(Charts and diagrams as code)
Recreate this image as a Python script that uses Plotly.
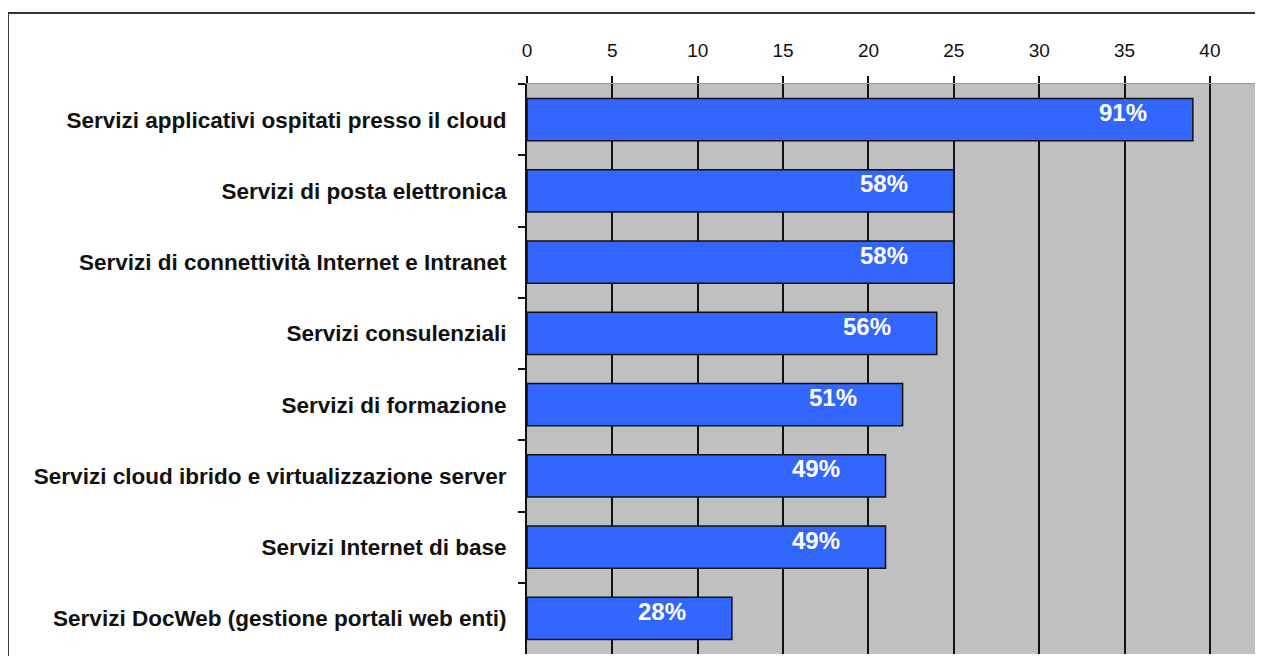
import plotly.graph_objects as go

categories = [
    "Servizi applicativi ospitati presso il cloud",
    "Servizi di posta elettronica",
    "Servizi di connettività Internet e Intranet",
    "Servizi consulenziali",
    "Servizi di formazione",
    "Servizi cloud ibrido e virtualizzazione server",
    "Servizi Internet di base",
    "Servizi DocWeb (gestione portali web enti)",
]
values = [39, 25, 25, 24, 22, 21, 21, 12]
pct_labels = ["91%", "58%", "58%", "56%", "51%", "49%", "49%", "28%"]
x_ticks = [0, 5, 10, 15, 20, 25, 30, 35, 40]

FONT = "Liberation Sans, Arial, sans-serif"

fig = go.Figure()
fig.add_trace(go.Bar(
    y=categories, x=values, orientation="h",
    marker=dict(color="#3366FF", line=dict(color="#111111", width=1.5)),
    hoverinfo="skip",
))

annotations = []
for c, v, t in zip(categories, values, pct_labels):
    annotations.append(dict(
        x=v, y=c, xref="x", yref="y", text=t, showarrow=False,
        xanchor="right", yanchor="middle", xshift=-44, yshift=7,
        font=dict(family=FONT, size=24, color="white", weight="bold"),
    ))

fig.update_layout(
    width=1247, height=648,
    margin=dict(l=519, r=0, t=76, b=2, pad=0),
    paper_bgcolor="white",
    plot_bgcolor="#C0C0C0",
    bargap=0.41,
    showlegend=False,
    annotations=annotations,
    shapes=[dict(
        type="rect", xref="paper", yref="paper",
        x0=-0.713, x1=1.03, y0=-0.05, y1=1.1246,
        line=dict(color="#333333", width=2), fillcolor="rgba(0,0,0,0)", layer="below",
    )],
    xaxis=dict(
        side="top", range=[0, 42.64], tickvals=x_ticks,
        ticktext=[str(v) for v in x_ticks],
        showgrid=True, gridcolor="#111111", gridwidth=2,
        ticks="outside", ticklen=7, tickcolor="#111111", tickwidth=2,
        ticklabelstandoff=11,
        tickfont=dict(family=FONT, size=19, color="#111111"),
        showline=True, linecolor="#999999", linewidth=1,
        zeroline=False, fixedrange=True,
    ),
    yaxis=dict(
        autorange="reversed", type="category",
        tickson="boundaries", ticks="outside", ticklen=7, tickcolor="#111111", tickwidth=2,
        ticklabelstandoff=14,
        tickfont=dict(family=FONT, size=22.5, color="#111111", weight="bold"),
        showline=True, linecolor="#111111", linewidth=2,
        showgrid=False, zeroline=False, fixedrange=True,
    ),
)

fig.write_html("out.html")
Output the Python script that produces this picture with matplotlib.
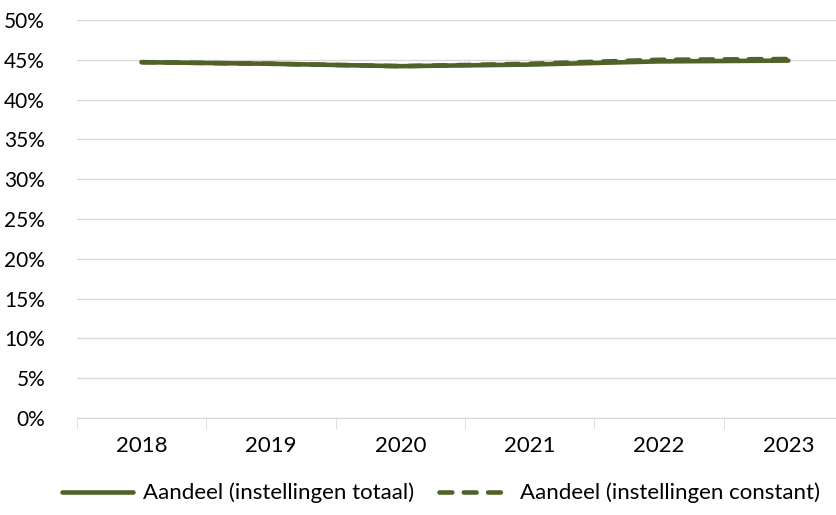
import matplotlib.pyplot as plt
from matplotlib.ticker import PercentFormatter

years = ["2018", "2019", "2020", "2021", "2022", "2023"]
totaal = [44.7, 44.5, 44.2, 44.4, 44.8, 44.9]
constant = [44.7, 44.5, 44.2, 44.5, 45.0, 45.1]

green = "#4F6228"
plt.rcParams['font.family'] = ['Lato', 'DejaVu Sans']

fig = plt.figure(figsize=(8.36, 5.15), dpi=100)
ax = fig.add_axes([77 / 836, (515 - 418) / 515, (853 - 77) / 836, (418 - 20) / 515])

x = range(len(years))
ax.plot(x, totaal, color=green, lw=3.3, solid_capstyle='round',
        label="Aandeel (instellingen totaal)")
ax.plot(x, constant, color=green, lw=3.3, ls=(0, (2.8, 2.5)), dash_capstyle='round',
        label="Aandeel (instellingen constant)")

ax.set_xlim(-0.5, 5.5)
ax.set_ylim(0, 50)
ax.set_yticks(range(0, 51, 5))
ax.yaxis.set_major_formatter(PercentFormatter(decimals=0))
ax.set_xticks(x)
ax.set_xticklabels(years)
ax.set_xticks([i - 0.5 for i in range(len(years) + 1)], minor=True)
ax.tick_params(axis='x', which='major', length=0, pad=13, labelsize=16)
ax.tick_params(axis='x', which='minor', length=8, color="#D9D9D9")
ax.tick_params(axis='y', length=0, pad=23, labelsize=15)
ax.grid(axis='y', color="#D9D9D9", lw=1)
ax.set_axisbelow(True)
for s in ["top", "right", "left"]:
    ax.spines[s].set_visible(False)
ax.spines["bottom"].set_color("#D9D9D9")

fig.legend(loc="center", bbox_to_anchor=(441 / 836, (515 - 493) / 515), ncol=2, frameon=False,
           fontsize=16, handlelength=3.2, handletextpad=0.45, columnspacing=1.1)

fig.savefig("out.png", dpi=100)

- **Aim of the task**
Omit the pictures, then output the rest of the listing exactly.

- **Answer**
Recreate this image as a Python script that uses Plotly.
import plotly.graph_objects as go

categories = [
    "Servizi applicativi ospitati presso il cloud",
    "Servizi di posta elettronica",
    "Servizi di connettività Internet e Intranet",
    "Servizi consulenziali",
    "Servizi di formazione",
    "Servizi cloud ibrido e virtualizzazione server",
    "Servizi Internet di base",
    "Servizi DocWeb (gestione portali web enti)",
]
values = [39, 25, 25, 24, 22, 21, 21, 12]
pct_labels = ["91%", "58%", "58%", "56%", "51%", "49%", "49%", "28%"]
x_ticks = [0, 5, 10, 15, 20, 25, 30, 35, 40]

FONT = "Liberation Sans, Arial, sans-serif"

fig = go.Figure()
fig.add_trace(go.Bar(
    y=categories, x=values, orientation="h",
    marker=dict(color="#3366FF", line=dict(color="#111111", width=1.5)),
    hoverinfo="skip",
))

annotations = []
for c, v, t in zip(categories, values, pct_labels):
    annotations.append(dict(
        x=v, y=c, xref="x", yref="y", text=t, showarrow=False,
        xanchor="right", yanchor="middle", xshift=-44, yshift=7,
        font=dict(family=FONT, size=24, color="white", weight="bold"),
    ))

fig.update_layout(
    width=1247, height=648,
    margin=dict(l=519, r=0, t=76, b=2, pad=0),
    paper_bgcolor="white",
    plot_bgcolor="#C0C0C0",
    bargap=0.41,
    showlegend=False,
    annotations=annotations,
    shapes=[dict(
        type="rect", xref="paper", yref="paper",
        x0=-0.713, x1=1.03, y0=-0.05, y1=1.1246,
        line=dict(color="#333333", width=2), fillcolor="rgba(0,0,0,0)", layer="below",
    )],
    xaxis=dict(
        side="top", range=[0, 42.64], tickvals=x_ticks,
        ticktext=[str(v) for v in x_ticks],
        showgrid=True, gridcolor="#111111", gridwidth=2,
        ticks="outside", ticklen=7, tickcolor="#111111", tickwidth=2,
        ticklabelstandoff=11,
        tickfont=dict(family=FONT, size=19, color="#111111"),
        showline=True, linecolor="#999999", linewidth=1,
        zeroline=False, fixedrange=True,
    ),
    yaxis=dict(
        autorange="reversed", type="category",
        tickson="boundaries", ticks="outside", ticklen=7, tickcolor="#111111", tickwidth=2,
        ticklabelstandoff=14,
        tickfont=dict(family=FONT, size=22.5, color="#111111", weight="bold"),
        showline=True, linecolor="#111111", linewidth=2,
        showgrid=False, zeroline=False, fixedrange=True,
    ),
)

fig.write_html("out.html")
Output the Python script that produces this picture with matplotlib.
import matplotlib.pyplot as plt
from matplotlib.ticker import PercentFormatter

years = ["2018", "2019", "2020", "2021", "2022", "2023"]
totaal = [44.7, 44.5, 44.2, 44.4, 44.8, 44.9]
constant = [44.7, 44.5, 44.2, 44.5, 45.0, 45.1]

green = "#4F6228"
plt.rcParams['font.family'] = ['Lato', 'DejaVu Sans']

fig = plt.figure(figsize=(8.36, 5.15), dpi=100)
ax = fig.add_axes([77 / 836, (515 - 418) / 515, (853 - 77) / 836, (418 - 20) / 515])

x = range(len(years))
ax.plot(x, totaal, color=green, lw=3.3, solid_capstyle='round',
        label="Aandeel (instellingen totaal)")
ax.plot(x, constant, color=green, lw=3.3, ls=(0, (2.8, 2.5)), dash_capstyle='round',
        label="Aandeel (instellingen constant)")

ax.set_xlim(-0.5, 5.5)
ax.set_ylim(0, 50)
ax.set_yticks(range(0, 51, 5))
ax.yaxis.set_major_formatter(PercentFormatter(decimals=0))
ax.set_xticks(x)
ax.set_xticklabels(years)
ax.set_xticks([i - 0.5 for i in range(len(years) + 1)], minor=True)
ax.tick_params(axis='x', which='major', length=0, pad=13, labelsize=16)
ax.tick_params(axis='x', which='minor', length=8, color="#D9D9D9")
ax.tick_params(axis='y', length=0, pad=23, labelsize=15)
ax.grid(axis='y', color="#D9D9D9", lw=1)
ax.set_axisbelow(True)
for s in ["top", "right", "left"]:
    ax.spines[s].set_visible(False)
ax.spines["bottom"].set_color("#D9D9D9")

fig.legend(loc="center", bbox_to_anchor=(441 / 836, (515 - 493) / 515), ncol=2, frameon=False,
           fontsize=16, handlelength=3.2, handletextpad=0.45, columnspacing=1.1)

fig.savefig("out.png", dpi=100)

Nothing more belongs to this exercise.